Given exercise :: Leaving out all images, write out the records that follow exactly.

^^^^

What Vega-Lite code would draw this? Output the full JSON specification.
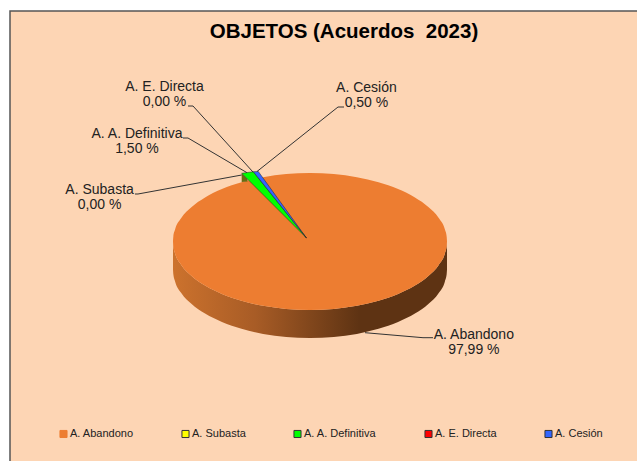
{
"$schema":"https://vega.github.io/schema/vega-lite/v6.json",
"width":632,"height":455,
"autosize":"none",
"padding":{"left":10,"top":11,"right":0,"bottom":0},
"background":"#ffffff",
"view":{"fill":"#FDD5B4","stroke":"#555555","strokeWidth":1.5},
"title":{"text":"OBJETOS (Acuerdos \u00a02023)","font":"Liberation Sans","fontSize":20.5,"fontWeight":"bold","color":"#000000","anchor":"middle","frame":"group","orient":"top","offset":-31,"dx":18},
"datasets":{
"rim":[
{"u":-100,"v":0,"v2":0,"v3":-40.9},
{"u":-99.76,"v":6.98,"v2":-6.98,"v3":-47.88},
{"u":-98.48,"v":17.36,"v2":-17.36,"v3":-58.26},
{"u":-93.97,"v":34.2,"v2":-34.2,"v3":-75.1},
{"u":-86.6,"v":50,"v2":-50,"v3":-90.9},
{"u":-76.6,"v":64.28,"v2":-64.28,"v3":-105.18},
{"u":-64.28,"v":76.6,"v2":-76.6,"v3":-117.5},
{"u":-50,"v":86.6,"v2":-86.6,"v3":-127.5},
{"u":-34.2,"v":93.97,"v2":-93.97,"v3":-134.87},
{"u":-17.36,"v":98.48,"v2":-98.48,"v3":-139.38},
{"u":0,"v":100,"v2":-100,"v3":-140.9},
{"u":17.36,"v":98.48,"v2":-98.48,"v3":-139.38},
{"u":34.2,"v":93.97,"v2":-93.97,"v3":-134.87},
{"u":50,"v":86.6,"v2":-86.6,"v3":-127.5},
{"u":64.28,"v":76.6,"v2":-76.6,"v3":-117.5},
{"u":76.6,"v":64.28,"v2":-64.28,"v3":-105.18},
{"u":86.6,"v":50,"v2":-50,"v3":-90.9},
{"u":93.97,"v":34.2,"v2":-34.2,"v3":-75.1},
{"u":98.48,"v":17.36,"v2":-17.36,"v3":-58.26},
{"u":99.76,"v":6.98,"v2":-6.98,"v3":-47.88},
{"u":100,"v":0,"v2":0,"v3":-40.9}
],
"wedges":[
{"cat":"A. A. Definitiva","u":-49.85,"v":99.56,"v2":99.56},
{"cat":"A. A. Definitiva","u":-41.39,"v":101.9,"v2":82.67},
{"cat":"A. A. Definitiva","u":-2.55,"v":5.11,"v2":5.11},
{"cat":"A. Cesión","u":-41.39,"v":101.9,"v2":101.9},
{"cat":"A. Cesión","u":-37.74,"v":102.2,"v2":92.8},
{"cat":"A. Cesión","u":-2.55,"v":5.11,"v2":5.11}
],
"side":[
{"u":-49.85,"v":99.56,"v2":86.86},
{"u":-45.6,"v":91.07,"v2":87.6}
],
"leaders":[
{"cat":"A. Abandono","u":40.15,"v":-133.14,"o":1},
{"cat":"A. Abandono","u":82.48,"v":-140.44,"o":2},
{"cat":"A. Abandono","u":89.78,"v":-140.44,"o":3},
{"cat":"A. Cesión","u":-38.69,"v":102.19,"o":1},
{"cat":"A. Cesión","u":20.44,"v":196.35,"o":2},
{"cat":"A. Cesión","u":24.82,"v":196.35,"o":3},
{"cat":"A. E. Directa","u":-89.05,"v":197.81,"o":1},
{"cat":"A. E. Directa","u":-85.4,"v":197.81,"o":2},
{"cat":"A. E. Directa","u":-41.61,"v":101.46,"o":3},
{"cat":"A. A. Definitiva","u":-92.7,"v":151.09,"o":1},
{"cat":"A. A. Definitiva","u":-89.05,"v":151.09,"o":2},
{"cat":"A. A. Definitiva","u":-45.99,"v":100.44,"o":3},
{"cat":"A. Subasta","u":-127.74,"v":69.34,"o":1},
{"cat":"A. Subasta","u":-125.55,"v":69.34,"o":2},
{"cat":"A. Subasta","u":-49.85,"v":97.08,"o":3}
],
"labels":[
{"cat":"A. Abandono","pct":97.99,"label":"A. Abandono\n97,99 %","u":119.6,"v":-126.3},
{"cat":"A. Subasta","pct":0,"label":"A. Subasta\n0,00 %","u":-153.6,"v":85.4},
{"cat":"A. A. Definitiva","pct":1.5,"label":"A. A. Definitiva\n1,50 %","u":-126.3,"v":167.1},
{"cat":"A. E. Directa","pct":0,"label":"A. E. Directa\n0,00 %","u":-106.2,"v":235.7},
{"cat":"A. Cesión","pct":0.5,"label":"A. Cesión\n0,50 %","u":41.2,"v":234.3}
]
},
"encoding":{
"x":{"field":"u","type":"quantitative","axis":null,"scale":{"domain":[-218.98,242.34],"nice":false,"zero":false}},
"y":{"field":"v","type":"quantitative","axis":null,"scale":{"domain":[-327.74,336.5],"nice":false,"zero":false}}
},
"layer":[
{"data":{"name":"rim"},
"mark":{"type":"area","orient":"vertical","interpolate":"monotone","color":{"gradient":"linear","x1":0,"x2":1,"y1":0,"y2":0,"stops":[{"offset":0,"color":"#CC722D"},{"offset":0.3,"color":"#A85C26"},{"offset":0.68,"color":"#5E3313"},{"offset":1,"color":"#5E3313"}]}},
"encoding":{"y":{"field":"v2","type":"quantitative"},"y2":{"field":"v3"}}},
{"data":{"name":"rim"},
"transform":[{"calculate":"'A. Abandono'","as":"cat"}],
"mark":{"type":"area","orient":"vertical","interpolate":"monotone"},
"encoding":{"y2":{"field":"v2"},
"color":{"field":"cat","type":"nominal",
"scale":{"domain":["A. Abandono","A. Subasta","A. A. Definitiva","A. E. Directa","A. Cesión"],"range":["#ED7D31","#FFFF00","#00FF00","#FF0000","#3366FF"]},
"legend":{"title":null,"orient":"none","legendX":48,"legendY":417,"direction":"horizontal","columns":5,"columnPadding":45,"symbolType":"square","symbolSize":50,"symbolStrokeColor":"#333333","symbolStrokeWidth":1,"symbolOpacity":1,"labelFont":"Liberation Sans","labelFontSize":11,"labelColor":"#222222","labelOffset":1,"labelLimit":200,
"encode":{"symbols":{"update":{"stroke":{"signal":"datum.value === 'A. Abandono' ? '#ED7D31' : '#333333'"}}}}}}}},
{"data":{"name":"side"},
"mark":{"type":"area","orient":"vertical","color":"#6B6B12"},
"encoding":{"y2":{"field":"v2"}}},
{"data":{"name":"wedges"},
"mark":{"type":"area","orient":"vertical","stroke":"#222222","strokeWidth":0.5},
"encoding":{"y2":{"field":"v2"},"color":{"field":"cat","type":"nominal"}}},
{"data":{"name":"leaders"},
"mark":{"type":"line","color":"#333333","strokeWidth":1},
"encoding":{"detail":{"field":"cat"},"order":{"field":"o","type":"ordinal"}}},
{"data":{"name":"labels"},
"mark":{"type":"text","lineBreak":"\n","align":"center","baseline":"top","font":"Liberation Sans","fontSize":14,"lineHeight":15,"color":"#222222"},
"encoding":{"text":{"field":"label"}}}
]
}
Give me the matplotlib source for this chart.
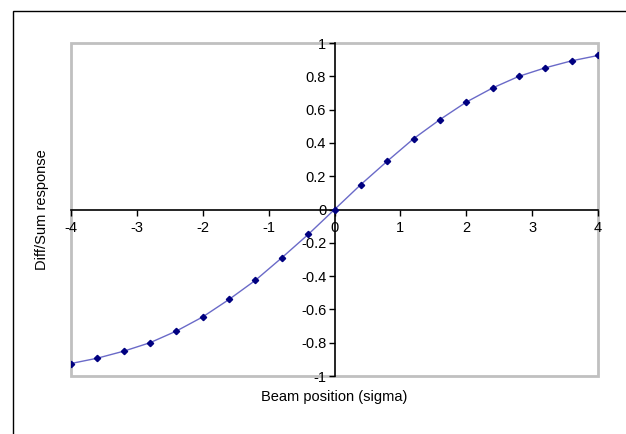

^^^^

Result ::
What Vega-Lite code would draw this? Output the full JSON specification.
{
"$schema":"https://vega.github.io/schema/vega-lite/v6.json",
"width":632,"height":455,
"autosize":"none",
"padding":{"left":10,"top":11,"right":0,"bottom":0},
"background":"#ffffff",
"view":{"fill":"#FDD5B4","stroke":"#555555","strokeWidth":1.5},
"title":{"text":"OBJETOS (Acuerdos \u00a02023)","font":"Liberation Sans","fontSize":20.5,"fontWeight":"bold","color":"#000000","anchor":"middle","frame":"group","orient":"top","offset":-31,"dx":18},
"datasets":{
"rim":[
{"u":-100,"v":0,"v2":0,"v3":-40.9},
{"u":-99.76,"v":6.98,"v2":-6.98,"v3":-47.88},
{"u":-98.48,"v":17.36,"v2":-17.36,"v3":-58.26},
{"u":-93.97,"v":34.2,"v2":-34.2,"v3":-75.1},
{"u":-86.6,"v":50,"v2":-50,"v3":-90.9},
{"u":-76.6,"v":64.28,"v2":-64.28,"v3":-105.18},
{"u":-64.28,"v":76.6,"v2":-76.6,"v3":-117.5},
{"u":-50,"v":86.6,"v2":-86.6,"v3":-127.5},
{"u":-34.2,"v":93.97,"v2":-93.97,"v3":-134.87},
{"u":-17.36,"v":98.48,"v2":-98.48,"v3":-139.38},
{"u":0,"v":100,"v2":-100,"v3":-140.9},
{"u":17.36,"v":98.48,"v2":-98.48,"v3":-139.38},
{"u":34.2,"v":93.97,"v2":-93.97,"v3":-134.87},
{"u":50,"v":86.6,"v2":-86.6,"v3":-127.5},
{"u":64.28,"v":76.6,"v2":-76.6,"v3":-117.5},
{"u":76.6,"v":64.28,"v2":-64.28,"v3":-105.18},
{"u":86.6,"v":50,"v2":-50,"v3":-90.9},
{"u":93.97,"v":34.2,"v2":-34.2,"v3":-75.1},
{"u":98.48,"v":17.36,"v2":-17.36,"v3":-58.26},
{"u":99.76,"v":6.98,"v2":-6.98,"v3":-47.88},
{"u":100,"v":0,"v2":0,"v3":-40.9}
],
"wedges":[
{"cat":"A. A. Definitiva","u":-49.85,"v":99.56,"v2":99.56},
{"cat":"A. A. Definitiva","u":-41.39,"v":101.9,"v2":82.67},
{"cat":"A. A. Definitiva","u":-2.55,"v":5.11,"v2":5.11},
{"cat":"A. Cesión","u":-41.39,"v":101.9,"v2":101.9},
{"cat":"A. Cesión","u":-37.74,"v":102.2,"v2":92.8},
{"cat":"A. Cesión","u":-2.55,"v":5.11,"v2":5.11}
],
"side":[
{"u":-49.85,"v":99.56,"v2":86.86},
{"u":-45.6,"v":91.07,"v2":87.6}
],
"leaders":[
{"cat":"A. Abandono","u":40.15,"v":-133.14,"o":1},
{"cat":"A. Abandono","u":82.48,"v":-140.44,"o":2},
{"cat":"A. Abandono","u":89.78,"v":-140.44,"o":3},
{"cat":"A. Cesión","u":-38.69,"v":102.19,"o":1},
{"cat":"A. Cesión","u":20.44,"v":196.35,"o":2},
{"cat":"A. Cesión","u":24.82,"v":196.35,"o":3},
{"cat":"A. E. Directa","u":-89.05,"v":197.81,"o":1},
{"cat":"A. E. Directa","u":-85.4,"v":197.81,"o":2},
{"cat":"A. E. Directa","u":-41.61,"v":101.46,"o":3},
{"cat":"A. A. Definitiva","u":-92.7,"v":151.09,"o":1},
{"cat":"A. A. Definitiva","u":-89.05,"v":151.09,"o":2},
{"cat":"A. A. Definitiva","u":-45.99,"v":100.44,"o":3},
{"cat":"A. Subasta","u":-127.74,"v":69.34,"o":1},
{"cat":"A. Subasta","u":-125.55,"v":69.34,"o":2},
{"cat":"A. Subasta","u":-49.85,"v":97.08,"o":3}
],
"labels":[
{"cat":"A. Abandono","pct":97.99,"label":"A. Abandono\n97,99 %","u":119.6,"v":-126.3},
{"cat":"A. Subasta","pct":0,"label":"A. Subasta\n0,00 %","u":-153.6,"v":85.4},
{"cat":"A. A. Definitiva","pct":1.5,"label":"A. A. Definitiva\n1,50 %","u":-126.3,"v":167.1},
{"cat":"A. E. Directa","pct":0,"label":"A. E. Directa\n0,00 %","u":-106.2,"v":235.7},
{"cat":"A. Cesión","pct":0.5,"label":"A. Cesión\n0,50 %","u":41.2,"v":234.3}
]
},
"encoding":{
"x":{"field":"u","type":"quantitative","axis":null,"scale":{"domain":[-218.98,242.34],"nice":false,"zero":false}},
"y":{"field":"v","type":"quantitative","axis":null,"scale":{"domain":[-327.74,336.5],"nice":false,"zero":false}}
},
"layer":[
{"data":{"name":"rim"},
"mark":{"type":"area","orient":"vertical","interpolate":"monotone","color":{"gradient":"linear","x1":0,"x2":1,"y1":0,"y2":0,"stops":[{"offset":0,"color":"#CC722D"},{"offset":0.3,"color":"#A85C26"},{"offset":0.68,"color":"#5E3313"},{"offset":1,"color":"#5E3313"}]}},
"encoding":{"y":{"field":"v2","type":"quantitative"},"y2":{"field":"v3"}}},
{"data":{"name":"rim"},
"transform":[{"calculate":"'A. Abandono'","as":"cat"}],
"mark":{"type":"area","orient":"vertical","interpolate":"monotone"},
"encoding":{"y2":{"field":"v2"},
"color":{"field":"cat","type":"nominal",
"scale":{"domain":["A. Abandono","A. Subasta","A. A. Definitiva","A. E. Directa","A. Cesión"],"range":["#ED7D31","#FFFF00","#00FF00","#FF0000","#3366FF"]},
"legend":{"title":null,"orient":"none","legendX":48,"legendY":417,"direction":"horizontal","columns":5,"columnPadding":45,"symbolType":"square","symbolSize":50,"symbolStrokeColor":"#333333","symbolStrokeWidth":1,"symbolOpacity":1,"labelFont":"Liberation Sans","labelFontSize":11,"labelColor":"#222222","labelOffset":1,"labelLimit":200,
"encode":{"symbols":{"update":{"stroke":{"signal":"datum.value === 'A. Abandono' ? '#ED7D31' : '#333333'"}}}}}}}},
{"data":{"name":"side"},
"mark":{"type":"area","orient":"vertical","color":"#6B6B12"},
"encoding":{"y2":{"field":"v2"}}},
{"data":{"name":"wedges"},
"mark":{"type":"area","orient":"vertical","stroke":"#222222","strokeWidth":0.5},
"encoding":{"y2":{"field":"v2"},"color":{"field":"cat","type":"nominal"}}},
{"data":{"name":"leaders"},
"mark":{"type":"line","color":"#333333","strokeWidth":1},
"encoding":{"detail":{"field":"cat"},"order":{"field":"o","type":"ordinal"}}},
{"data":{"name":"labels"},
"mark":{"type":"text","lineBreak":"\n","align":"center","baseline":"top","font":"Liberation Sans","fontSize":14,"lineHeight":15,"color":"#222222"},
"encoding":{"text":{"field":"label"}}}
]
}
Give me the matplotlib source for this chart.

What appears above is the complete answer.